One core competency for all leaders is understanding how to coach and develop others. This is a particularly challenging skill for any individual promoted to a leadership role based on performance as an individual contributor. Many individuals become first-time managers and have never had any formal training for how to coach and develop others, so they miss a critical step in learning how to lead. Another key step in the process is remembering to prioritize self-development. We can’t develop others if we’re not also developing our own skills.
It’s easy to become so overwhelmed with day-to-day responsibilities, that we neglect our own development needs. Week after week, we put off starting a new book or listening to the latest leadership podcast. With the best intentions, we still fall short of achieving our potential, and ultimately the whole team suffers the consequences.
But prioritizing self-development doesn’t have to be an exhausting task that dominates our time. Choosing to be deliberate about growing a skill-set and establishing a routine towards accelerating growth is critical to any successful leader’s career. In addition, becoming a role model for lifelong learning will inspire others to join you and share in the development process.
Here are a few self-directed ways to sharpen your skills:
- Read, read, read. Many CEOs boast about their reading routine; some even say they read up to 1 book per week. While this is aspirational, it may not be realistic. Don’t set yourself up for failure by setting the goal too high. Instead, focus on opportunities for micro-learning such as reading a blog post or LinkedIn article. Pick one author or site that you enjoy, and block time on your calendar to read the latest from that source. Also, don’t be afraid to look beyond your typical focus area. Reading the perspectives from people in other industries or verticals can help you flex your learning agility muscle and apply new ideas to old problems. Finally, if you find that the article was helpful, don’t forget to share it with your colleagues so everyone can benefit from the content you’ve discovered.
- Stop and think.

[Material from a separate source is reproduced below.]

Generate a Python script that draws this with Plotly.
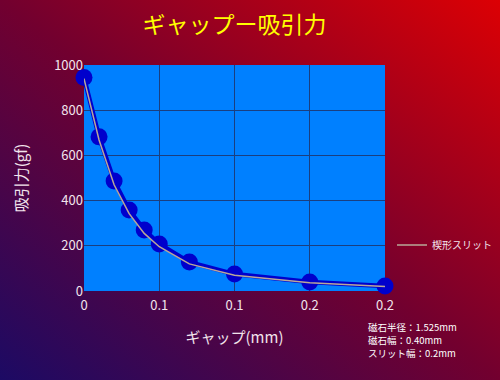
import base64
import plotly.graph_objects as go

# Data
gap_mm = [0, 0.01, 0.02, 0.03, 0.04, 0.05, 0.07, 0.1, 0.15, 0.2]
force_main = [945, 682, 487, 358, 270, 208, 128, 75, 40, 22]
force_wedge = [940, 668, 470, 342, 255, 196, 120, 70, 37, 20]
x_tickvals = [0, 0.05, 0.1, 0.15, 0.2]
x_ticktext = ["0", "0.1", "0.1", "0.2", "0.2"]
y_tickvals = [0, 200, 400, 600, 800, 1000]
note_lines = ["磁石半径：1.525mm", "磁石幅：0.40mm", "スリット幅：0.2mm"]

W, H = 500, 380
ML, MR, MT, MB = 84, 115, 65, 89
PW, PH = W - ML - MR, H - MT - MB

svg = (
    '<svg xmlns="http://www.w3.org/2000/svg" width="500" height="380" viewBox="0 0 500 380" preserveAspectRatio="none">'
    '<defs><linearGradient id="g" x1="0" y1="1" x2="1" y2="0">'
    '<stop offset="0" stop-color="#1c0a64"/>'
    '<stop offset="0.5" stop-color="#72002f"/>'
    '<stop offset="1" stop-color="#dc0004"/>'
    '</linearGradient></defs>'
    '<rect x="0" y="0" width="500" height="380" fill="url(#g)"/></svg>'
)
svg_uri = "data:image/svg+xml;base64," + base64.b64encode(svg.encode()).decode()

font_fam = "Noto Sans CJK JP"
txt_col = "#f2e4ec"

fig = go.Figure()
fig.add_trace(go.Scatter(
    x=gap_mm, y=force_main, mode="lines+markers",
    line=dict(color="#0000cc", width=4.5),
    marker=dict(color="#0000cc", size=17),
    showlegend=False, cliponaxis=False,
))
fig.add_trace(go.Scatter(
    x=gap_mm, y=force_wedge, mode="lines", name="楔形スリット",
    line=dict(color="#b8a898", width=1.5),
    showlegend=True,
))

annotations = []
for i, line in enumerate(note_lines):
    annotations.append(dict(
        text=line, xref="paper", yref="paper",
        x=(366 - ML) / PW, y=(291 - (327 + 13 * i)) / PH,
        xanchor="left", yanchor="middle", align="left", showarrow=False,
        font=dict(size=9.5, color="#ffffff"),
    ))

fig.update_layout(
    width=W, height=H,
    margin=dict(l=ML, r=MR, t=MT, b=MB, autoexpand=False),
    paper_bgcolor="#600030",
    plot_bgcolor="#0080ff",
    font=dict(family=font_fam, color=txt_col, size=13),
    title=dict(text="ギャップー吸引力", x=0.5, xref="paper", xanchor="center",
               y=1 - 25 / H, yanchor="middle",
               font=dict(color="#ffff00", size=23, family=font_fam)),
    images=[dict(source=svg_uri, xref="paper", yref="paper",
                 x=-ML / PW, y=(H - MB) / PH, sizex=W / PW, sizey=H / PH,
                 xanchor="left", yanchor="top", sizing="stretch", layer="below")],
    shapes=[dict(type="rect", xref="paper", yref="paper", x0=0, y0=0, x1=1, y1=1,
                 fillcolor="#0080ff", line=dict(width=0), layer="below")],
    legend=dict(x=(392 - ML) / PW, y=(291 - 245) / PH, xanchor="left", yanchor="middle",
                bgcolor="rgba(0,0,0,0)", font=dict(size=10, color=txt_col),
                itemwidth=30),
    annotations=annotations,
)
fig.update_xaxes(range=[0, 0.2], tickvals=x_tickvals, ticktext=x_ticktext,
                 showgrid=True, gridcolor="#1a3f80", gridwidth=1,
                 zeroline=False, showline=False, ticks="", automargin=False,
                 ticklabelstandoff=5,
                 tickfont=dict(size=13, color=txt_col),
                 title=dict(text="ギャップ(mm)", font=dict(size=15, color=txt_col), standoff=19))
fig.update_yaxes(range=[0, 1000], tickvals=y_tickvals,
                 showgrid=True, gridcolor="#1a3f80", gridwidth=1,
                 zeroline=False, showline=False, ticks="", automargin=False,
                 tickfont=dict(size=13, color=txt_col),
                 title=dict(text="吸引力(gf)", font=dict(size=15, color=txt_col), standoff=22))

fig.write_html("out.html", config={"displayModeBar": False},
               post_script="document.body.style.margin='0';")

Taking time to intentionally process the world around you can be incredibly valuable. Whether you practice mindfulness exercises or just prefer to block out the world for a bit to think, the idea is to sit with your thoughts uninterrupted. You may even find value in journaling while reflecting. Think about a current problem or recent interaction. What happened? What is working? What isn’t working? What would you do differently in the future? What can you learn from the experience?
- Listen to a podcast, Ted Talk, or audiobook. Take a long walk and commit to listening to one new podcast each week. The combination of fresh air, new environment, and fresh ideas can help your brain process information in unique ways. Additionally, by listening to ideas delivered in the form of a conversation, you may be able to internalize that content easier and apply it more easily in the future. Remember that learning doesn’t have to happen while sitting. Be active even when while passively listening.
- Create a community. Whether you engage with a coach/mentor or just connect with leaders across the organization, be sure to set aside time to talk with one another about your experiences. Share your ideas, challenges, and successes with one another to start a dialogue of continuous learning. The challenge that is keeping you up at night may be the same one your colleague previously overcame. You’ll never know until you start a dialogue and an open exchange of ideas with a trusted group of colleagues/associates.
- Sign up for a workshop. While it’s always a privilege to receive formal learning through your organization, it’s important to remember to invest in yourself as well. Take control of accelerating your growth by signing up for workshops, classes, and seminars that will help you reach your goals. Devise a personal action plan for your own development and take responsibility for identifying the best resources for helping you build your capabilities. There is no greater opportunity for a return on investment than by investing in yourself.